Ya pasti ada lah pemilih yang kemudian berubah pilihannya setelah menonton debat kandidat atau setelah media mengungkap prestasi atau kekurangan para kandidat. Namun, selama ini, yang menjadi kandidat selalu orang yang telah dikenal luas di masyarakat. Rakyat sudah tau siapa para kandidat ini. Mereka bukan peserta kontes bakat yang baru kita kenal setelah mereka muncul di acara tivi. Bukan, mereka itu para tokoh!
Sekali lagi, mereka itu telah dikenal luas di masyarakat. Karena itu, dari jauh-jauh hari, rakyat telah menentukan pilihannya. Lalu rakyat memilih. Pasangan A mendapat suara/pemilih lebih banyak dari kandidat B. Apakah ada pertandingan di dalammnya sehingga yang memperoleh suara terbanyak bisa dikategorikan menang atau unggul? Kalau Pak Habibie atau Prof. Yohanes Surya lebih unggul dari saya, ya itu benar! Kalau saya balapan dengan Sean Gelllael, ya pasti dia yang menang, dia pemenang.
Begitu pula dalam pemilihan Pimpinan di ranah legislatif. Apakah yang terpilih adalah sekelompok pemenang? Menang dari balapan apa? Memang dari kontes apa? Kontes berbusana terbaik? Tentunya bukan. Mereka yang tidak terpilih juga bukan orang-orang yang kalah. Ini semua ada dalam konteks pemilih terbanyak dan pemilih yang lebih sedikit.
Saya pernah beberapa kali terpilih menjadi ketua kelas. Saya yakin bahwa saya terpilih karena lebih banyak teman yang senang dengan saya ketimbang teman saya yang tidak terpilih, bukan karena kompetensi kepemimpinan saya.

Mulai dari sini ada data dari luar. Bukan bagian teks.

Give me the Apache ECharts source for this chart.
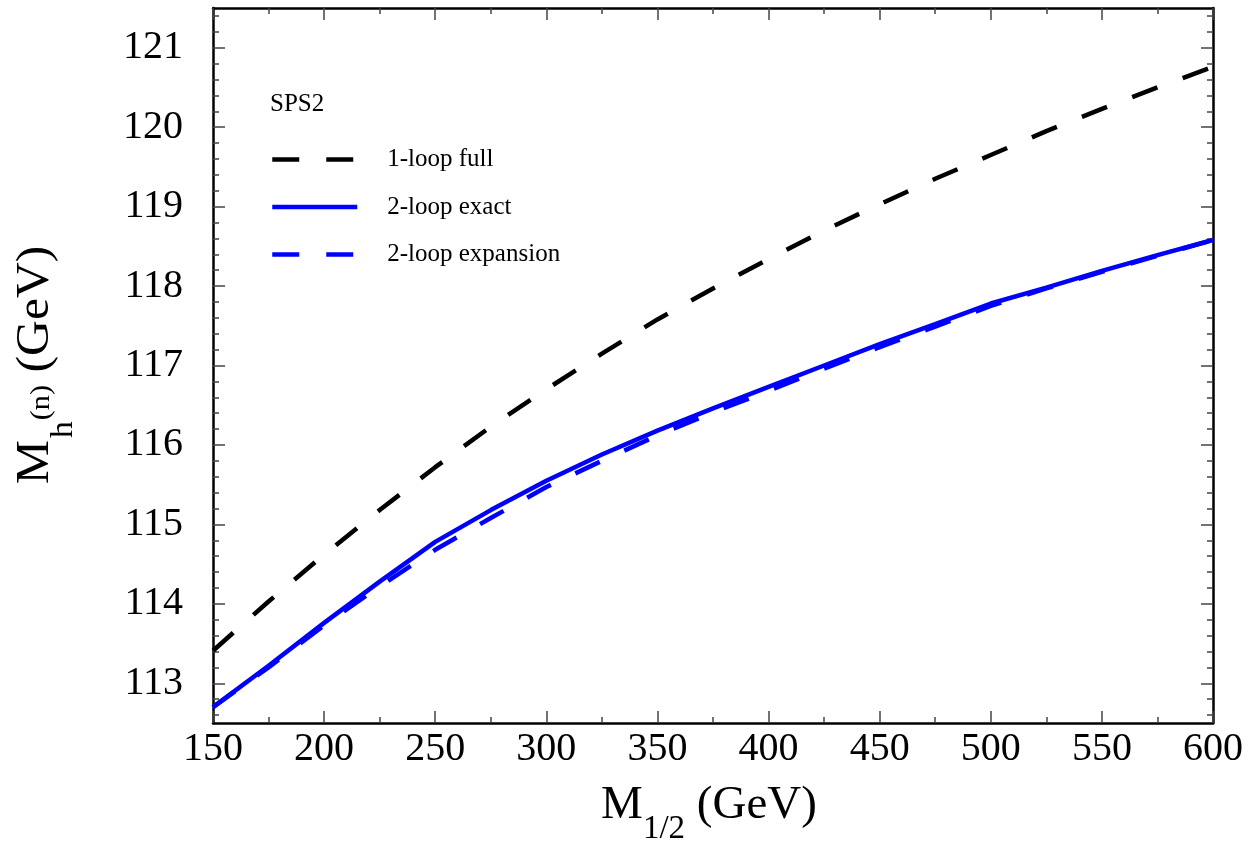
<!DOCTYPE html>
<html lang="en">
<head>
    <meta charset="UTF-8">
    <title>SPS2 Mh vs M1/2</title>
    <script src="https://cdn.jsdelivr.net/npm/echarts@6/dist/echarts.min.js"></script>
    <style type="text/css">
        html, body { height: 100%; margin: 0; background: #fff; }
        #main { width: 1249px; height: 842px; }
    </style>
</head>
<body>
    <div id="main"></div>
    <script type="text/javascript">
        // M_1/2 (GeV) sample points
        var m12 = [150, 175, 200, 225, 250, 275, 300, 325, 350, 375, 400, 425, 450, 475, 500, 525, 550, 575, 600];
        // M_h (GeV)
        var oneLoopFull = [113.41, 114.03, 114.62, 115.18, 115.72, 116.23, 116.70, 117.15, 117.58, 117.97, 118.34, 118.70, 119.03, 119.35, 119.65, 119.95, 120.23, 120.50, 120.76];
        var twoLoopExact = [112.70, 113.22, 113.76, 114.28, 114.78, 115.18, 115.55, 115.88, 116.18, 116.46, 116.73, 117.00, 117.27, 117.52, 117.78, 117.98, 118.19, 118.39, 118.58];
        var twoLoopExpansion = [112.70, 113.20, 113.73, 114.22, 114.68, 115.08, 115.47, 115.80, 116.12, 116.41, 116.68, 116.96, 117.23, 117.49, 117.75, 117.97, 118.18, 118.38, 118.58];
        var seriesNames = ['1-loop full', '2-loop exact', '2-loop expansion'];
        // tick labels
        var yTicks = [113, 114, 115, 116, 117, 118, 119, 120, 121];
        var yMinorTicks = [];
        for (var k = 1126; k <= 1214; k += 2) yMinorTicks.push(k / 10);

        var serif = 'Liberation Serif, Times New Roman, serif';

        function pairs(ys) {
            return m12.map(function (x, i) { return [x, ys[i]]; });
        }

        var chart = echarts.init(document.getElementById('main'));

        var frameLine = { show: true, onZero: false, lineStyle: { color: '#000', width: 2.5 } };
        var tickStyle = { color: '#444', width: 1.5 };

        function xAxisDef(pos, showLabel) {
            return {
                type: 'value', position: pos, min: 150, max: 600, interval: 50,
                axisLine: frameLine,
                axisTick: { show: true, inside: true, length: 12, lineStyle: tickStyle },
                minorTick: { show: true, splitNumber: 2, length: 6, lineStyle: tickStyle },
                axisLabel: { show: showLabel, fontFamily: serif, fontSize: 40, color: '#000', margin: 6 },
                splitLine: { show: false }
            };
        }
        function yAxisDef(pos, major, showLabel) {
            return {
                type: 'value', position: pos, min: 112.5, max: 121.5,
                axisLine: major ? frameLine : { show: false, onZero: false },
                axisTick: { show: true, inside: true, length: major ? 12 : 6,
                    customValues: major ? yTicks : yMinorTicks, lineStyle: tickStyle },
                axisLabel: { show: showLabel, customValues: yTicks, fontFamily: serif,
                    fontSize: 40, color: '#000', margin: 30 },
                splitLine: { show: false }
            };
        }

        var option = {
            animation: false,
            backgroundColor: '#fff',
            grid: { left: 213, top: 8, right: 36, bottom: 119 },
            xAxis: [xAxisDef('bottom', true), xAxisDef('top', false)],
            yAxis: [
                yAxisDef('left', true, true),
                yAxisDef('left', false, false),
                yAxisDef('right', true, false),
                yAxisDef('right', false, false)
            ],
            legend: {
                orient: 'vertical', left: 270, top: 147, padding: 0,
                itemWidth: 85, itemHeight: 14, itemGap: 22.5,
                itemStyle: { opacity: 0, borderWidth: 0 },
                lineStyle: { width: 4.5 },
                textStyle: { fontFamily: serif, fontSize: 25, color: '#000', padding: [0, 0, 0, 25] },
                data: seriesNames
            },
            graphic: [
                { type: 'text', left: 270, top: 92,
                  style: { text: 'SPS2', font: '25px ' + serif, fill: '#000' } },
                { type: 'text', x: 709, y: 806,
                  style: {
                      text: '{m|M}{s|1/2}{m| (GeV)}', align: 'center', verticalAlign: 'middle',
                      rich: {
                          m: { fontFamily: serif, fontSize: 47, lineHeight: 70, fill: '#000' },
                          s: { fontFamily: serif, fontSize: 33, lineHeight: 10, verticalAlign: 'top',
                               padding: [42, 0, 0, 0], fill: '#000' }
                      }
                  } },
                { type: 'text', x: 36, y: 365, rotation: Math.PI / 2, scaleX: 1.08,
                  style: {
                      text: '{m|M}{s|h}{p|(n)}{m| (GeV)}', align: 'center', verticalAlign: 'middle',
                      rich: {
                          m: { fontFamily: serif, fontSize: 46, lineHeight: 70, fill: '#000' },
                          s: { fontFamily: serif, fontSize: 31, lineHeight: 10, verticalAlign: 'top',
                               padding: [47, 1, 0, 2], fill: '#000' },
                          p: { fontFamily: serif, fontSize: 28, lineHeight: 10, verticalAlign: 'top',
                               padding: [27, 0, 0, 0], fill: '#000' }
                      }
                  } }
            ],
            series: [
                { name: seriesNames[0], type: 'line', data: pairs(oneLoopFull), symbol: 'none',
                  lineStyle: { color: '#000', width: 4.5, type: [27, 27] }, itemStyle: { color: '#000' } },
                { name: seriesNames[1], type: 'line', data: pairs(twoLoopExact), symbol: 'none',
                  lineStyle: { color: '#0000ff', width: 4.5 }, itemStyle: { color: '#0000ff' } },
                { name: seriesNames[2], type: 'line', data: pairs(twoLoopExpansion), symbol: 'none',
                  lineStyle: { color: '#0000ff', width: 4.5, type: [27, 27] }, itemStyle: { color: '#0000ff' } }
            ]
        };
        chart.setOption(option);
    </script>
</body>
</html>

Saya terpilih, bukan saya menang atau lebih unggul dari teman yang lain.
Sekarang ini, setelah sekian tahun kami lulus sekolah, beberapa teman yang tidak pernah terpilih menjadi ketua kelas itu telah menjadi perwira menengah di TNI. Mereka beberapa kali menjadi komandan di kesatuan-kesatuan tempat mereka ditugaskan. Jelas sekali mereka (sebetulnya) memiliki kompetensi kepemimpinan yang lebih baik dari saya. Jadi, pemilihan ketua kelas saya dulu itu, saya terpilih, bukan menang atau unggul.

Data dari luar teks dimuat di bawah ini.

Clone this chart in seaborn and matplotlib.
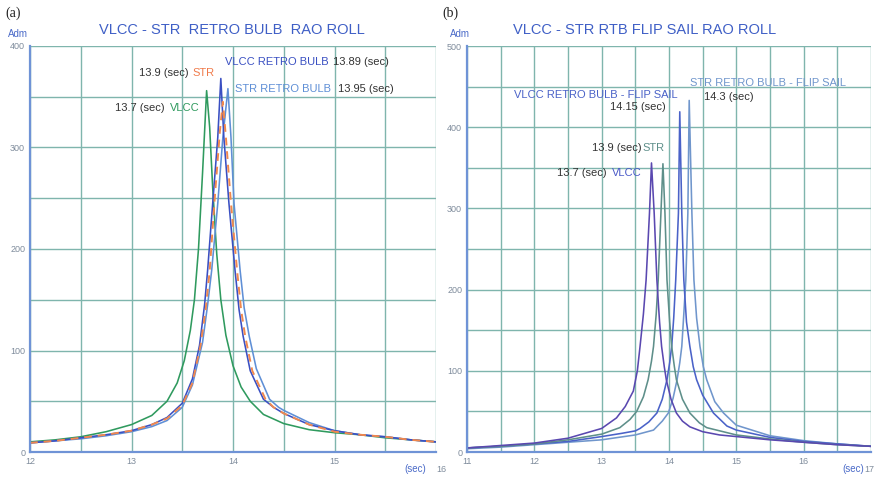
import matplotlib
matplotlib.use("Agg")
import matplotlib.pyplot as plt
import seaborn as sns
import pandas as pd

# ---------------- data: panel (a) ----------------
a_vlcc_x = [12, 12.25, 12.5, 12.75, 13, 13.2, 13.35, 13.45, 13.52, 13.58, 13.62, 13.66, 13.7,
            13.74, 13.77, 13.8, 13.84, 13.88, 13.93, 14.0, 14.08, 14.17, 14.3, 14.5, 14.75,
            15, 15.25, 15.5, 15.75, 16]
a_vlcc_y = [10, 12, 15, 20, 27, 36, 50, 68, 90, 120, 150, 200, 275,
            356, 320, 260, 195, 150, 115, 85, 64, 50, 37, 28, 22,
            19, 17, 14, 12, 10]

a_vlccrb_x = [12, 12.25, 12.5, 12.75, 13, 13.2, 13.35, 13.5, 13.6, 13.67, 13.72, 13.75, 13.8,
              13.85, 13.88, 13.91, 13.96, 14.02, 14.06, 14.1, 14.17, 14.3, 14.4, 14.5, 14.75,
              15, 15.25, 15.5, 15.75, 16]
a_vlccrb_y = [9, 11, 14, 17, 21, 27, 34, 48, 72, 105, 145, 179, 245,
              310, 368, 310, 245, 179, 140, 114, 80, 52, 44, 38, 27,
              21, 17, 15, 12, 10]

a_str_x = [12, 12.25, 12.5, 12.75, 13, 13.2, 13.35, 13.5, 13.6, 13.68, 13.73, 13.77, 13.82,
           13.87, 13.9, 13.93, 13.98, 14.04, 14.08, 14.12, 14.19, 14.32, 14.4, 14.5, 14.75,
           15, 15.25, 15.5, 15.75, 16]
a_str_y = [9, 11, 14, 17, 21, 27, 33, 46, 68, 105, 140, 178, 250,
           315, 345, 310, 245, 179, 140, 114, 80, 52, 44, 38, 27,
           20, 17, 15, 12, 10]

a_strrb_x = [12, 12.25, 12.5, 12.75, 13, 13.2, 13.35, 13.5, 13.6, 13.7, 13.75, 13.79, 13.85,
             13.9, 13.95, 13.98, 14.01, 14.07, 14.11, 14.16, 14.23, 14.36, 14.45, 14.5, 14.75,
             15, 15.25, 15.5, 15.75, 16]
a_strrb_y = [9, 11, 13, 16, 20, 25, 31, 44, 66, 108, 145, 179, 245,
             310, 358, 310, 245, 179, 142, 114, 82, 52, 44, 41, 29,
             21, 17, 15, 12, 10]

# ---------------- data: panel (b) ----------------
b_vlcc_x = [11, 11.5, 12, 12.5, 13, 13.22, 13.35, 13.47, 13.53, 13.57, 13.62, 13.66, 13.71,
            13.74, 13.78, 13.82, 13.86, 13.89, 13.93, 13.96, 14.03, 14.11, 14.2, 14.31,
            14.5, 14.75, 15, 15.5, 16, 16.5, 17]
b_vlcc_y = [5, 8, 11, 17, 29, 42, 56, 75, 100, 130, 170, 212, 294,
            356, 294, 212, 160, 130, 105, 89, 65, 48, 38, 31,
            25, 21, 19, 15, 12, 9, 7]

b_str_x = [11, 11.5, 12, 12.5, 13, 13.27, 13.42, 13.52, 13.62, 13.69, 13.74, 13.77, 13.81,
           13.84, 13.88, 13.91, 13.94, 13.97, 14.01, 14.04, 14.08, 14.11, 14.2, 14.31,
           14.45, 14.56, 15, 15.5, 16, 16.5, 17]
b_str_y = [5, 7, 10, 15, 22, 30, 40, 50, 68, 89, 112, 130, 170,
           212, 294, 355, 294, 212, 160, 130, 105, 89, 65, 48,
           36, 30, 21, 16, 12, 9, 7]

b_vlccfs_x = [11, 11.5, 12, 12.5, 13, 13.3, 13.5, 13.57, 13.7, 13.82, 13.9, 13.97, 14.01,
              14.04, 14.07, 14.1, 14.14, 14.16, 14.19, 14.22, 14.26, 14.31, 14.36, 14.41,
              14.5, 14.66, 14.86, 15, 15.5, 16, 16.5, 17]
b_vlccfs_y = [5, 7, 10, 13, 19, 23, 26, 29, 37, 48, 65, 89, 110,
              130, 165, 212, 294, 419, 294, 212, 160, 130, 105, 89,
              70, 48, 32, 27, 18, 13, 10, 7]

b_strfs_x = [11, 11.5, 12, 12.5, 13, 13.5, 13.77, 13.9, 13.99, 14.06, 14.12, 14.16, 14.19,
             14.22, 14.25, 14.28, 14.3, 14.34, 14.37, 14.41, 14.46, 14.51, 14.56, 14.68,
             14.81, 15, 15.5, 16, 16.5, 17]
b_strfs_y = [4, 6, 9, 12, 15, 21, 27, 38, 48, 66, 89, 110, 130,
             170, 212, 294, 433, 294, 212, 165, 130, 105, 89, 62,
             48, 33, 20, 14, 10, 7]

a_xticks = [12, 13, 14, 15, 16]
a_yticks = [0, 100, 200, 300, 400]
b_xticks = [11, 12, 13, 14, 15, 16, 17]
b_yticks = [0, 100, 200, 300, 400, 500]

title_a = "VLCC - STR  RETRO BULB  RAO ROLL"
title_b = "VLCC - STR RTB FLIP SAIL RAO ROLL"

# ---------------- styling ----------------
sns.set_style("white")
plt.rcParams['font.family'] = ['Liberation Sans', 'DejaVu Sans']

GRID = "#7fb5ad"
SPINE = "#6f93d6"
TICKC = "#7f8c9c"
TITLEC = "#3f5fc6"

fig = plt.figure(figsize=(8.77, 4.8), dpi=100)
ax1 = fig.add_axes([30/877, 1 - 452/480, 406/877, 406/480])
ax2 = fig.add_axes([467/877, 1 - 452/480, 404/877, 406/480])


def draw(ax, x, y, color, lw=1.15, ls="-"):
    df = pd.DataFrame({"x": x, "y": y})
    sns.lineplot(data=df, x="x", y="y", ax=ax, color=color, lw=lw,
                 linestyle=ls, sort=False, estimator=None)


def frame(ax, xmin, xmax, ymax, xt, yt):
    ax.set_xlim(xmin, xmax)
    ax.set_ylim(0, ymax)
    minor_x = [xmin + 0.5 * i for i in range(int((xmax - xmin) / 0.5) + 1)]
    minor_y = [50 * i for i in range(int(ymax / 50) + 1)]
    for gx in minor_x:
        ax.axvline(gx, color=GRID, lw=1.0, zorder=0)
    for gy in minor_y:
        ax.axhline(gy, color=GRID, lw=1.0, zorder=0)
    ax.set_xticks(minor_x)
    ax.set_xticklabels([str(int(v)) if v in xt and v != xmax else "" for v in minor_x])
    ax.set_yticks(minor_y)
    ax.set_yticklabels([str(int(v)) if v in yt else "" for v in minor_y])
    ax.tick_params(axis="both", length=3, width=1, color=SPINE, labelsize=6.5,
                   labelcolor=TICKC, pad=2, direction="inout")
    for s in ["top", "right"]:
        ax.spines[s].set_visible(False)
    for s in ["left", "bottom"]:
        ax.spines[s].set_color(SPINE)
        ax.spines[s].set_linewidth(1.6)


frame(ax1, 12, 16, 400, a_xticks, a_yticks)
frame(ax2, 11, 17, 500, b_xticks, b_yticks)

# panel (a) curves
draw(ax1, a_vlcc_x, a_vlcc_y, "#2f9a5e")
draw(ax1, a_strrb_x, a_strrb_y, "#5f8fd6")
draw(ax1, a_vlccrb_x, a_vlccrb_y, "#3a4fc2")
draw(ax1, a_str_x, a_str_y, "#f0884e", lw=1.4, ls=(0, (4, 3)))

# panel (b) curves
draw(ax2, b_strfs_x, b_strfs_y, "#7096cc")
draw(ax2, b_vlccfs_x, b_vlccfs_y, "#4a62c8")
draw(ax2, b_str_x, b_str_y, "#5e8f8a")
draw(ax2, b_vlcc_x, b_vlcc_y, "#5a48b0")

for ax in (ax1, ax2):
    ax.set_xlabel("")
    ax.set_ylabel("")

# titles and labels
fig.text(232/877, 1 - 30/480, title_a, color=TITLEC, fontsize=10.5,
         ha="center", va="center")
fig.text(645/877, 1 - 30/480, title_b, color=TITLEC, fontsize=10.5,
         ha="center", va="center")
fig.text(5/877, 1 - 13/480, "(a)", fontsize=10, family="Liberation Serif",
         ha="left", va="center", color="#222222")
fig.text(442/877, 1 - 13/480, "(b)", fontsize=10, family="Liberation Serif",
         ha="left", va="center", color="#222222")
fig.text(8/877, 1 - 34/480, "Adm", fontsize=7, color="#4a6ac8",
         ha="left", va="center")
fig.text(450/877, 1 - 34/480, "Adm", fontsize=7, color="#4a6ac8",
         ha="left", va="center")
fig.text(426/877, 1 - 469/480, "(sec)", fontsize=7, color="#4a6ac8",
         ha="right", va="center")
fig.text(436/877, 1 - 469/480, "16", fontsize=6.5, color=TICKC,
         ha="left", va="center")
fig.text(864/877, 1 - 469/480, "(sec)", fontsize=7, color="#4a6ac8",
         ha="right", va="center")
fig.text(864/877, 1 - 469/480, "17", fontsize=6.5, color=TICKC,
         ha="left", va="center")

DARK = "#333333"
fs = 8
# panel (a) annotations
ax1.text(13.56, 373, "13.9 (sec)", color=DARK, fontsize=fs, ha="right", va="center")
ax1.text(13.6, 373, "STR", color="#f07a4a", fontsize=fs, ha="left", va="center")
ax1.text(13.92, 384, "VLCC RETRO BULB", color="#3a50c2", fontsize=fs, ha="left", va="center")
ax1.text(14.99, 384, "13.89 (sec)", color=DARK, fontsize=fs, ha="left", va="center")
ax1.text(14.02, 358, "STR RETRO BULB", color="#5f8fd6", fontsize=fs, ha="left", va="center")
ax1.text(15.03, 358, "13.95 (sec)", color=DARK, fontsize=fs, ha="left", va="center")
ax1.text(13.33, 339, "13.7 (sec)", color=DARK, fontsize=fs, ha="right", va="center")
ax1.text(13.38, 339, "VLCC", color="#2f9a5e", fontsize=fs, ha="left", va="center")

# panel (b) annotations
ax2.text(11.70, 440, "VLCC RETRO BULB - FLIP SAIL", color="#4a62c8", fontsize=fs,
         ha="left", va="center")
ax2.text(13.12, 425, "14.15 (sec)", color=DARK, fontsize=fs, ha="left", va="center")
ax2.text(14.31, 454, "STR RETRO BULB - FLIP SAIL", color="#7096cc", fontsize=fs,
         ha="left", va="center")
ax2.text(14.52, 437, "14.3 (sec)", color=DARK, fontsize=fs, ha="left", va="center")
ax2.text(13.60, 374, "13.9 (sec)", color=DARK, fontsize=fs, ha="right", va="center")
ax2.text(13.61, 374, "STR", color="#5e8f8a", fontsize=fs, ha="left", va="center")
ax2.text(13.08, 344, "13.7 (sec)", color=DARK, fontsize=fs, ha="right", va="center")
ax2.text(13.15, 344, "VLCC", color="#4a5ac8", fontsize=fs, ha="left", va="center")

fig.savefig("out.png", dpi=100)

Kesimpulannya, dalam demokrasi, menurut saya, tidak ada yang menang atau kalah. Yang ada adalah mereka yang dipilih lebih banyak orang/pihak dan mereka yang dipilih oleh orang/pihak yang jumlahnya tidak melebihi pemilih pihak lainnya. Jadi, tidak ada istilah menang atau kalah dalam demokrasi. (Mestinya) rakyatlah pemenangnya!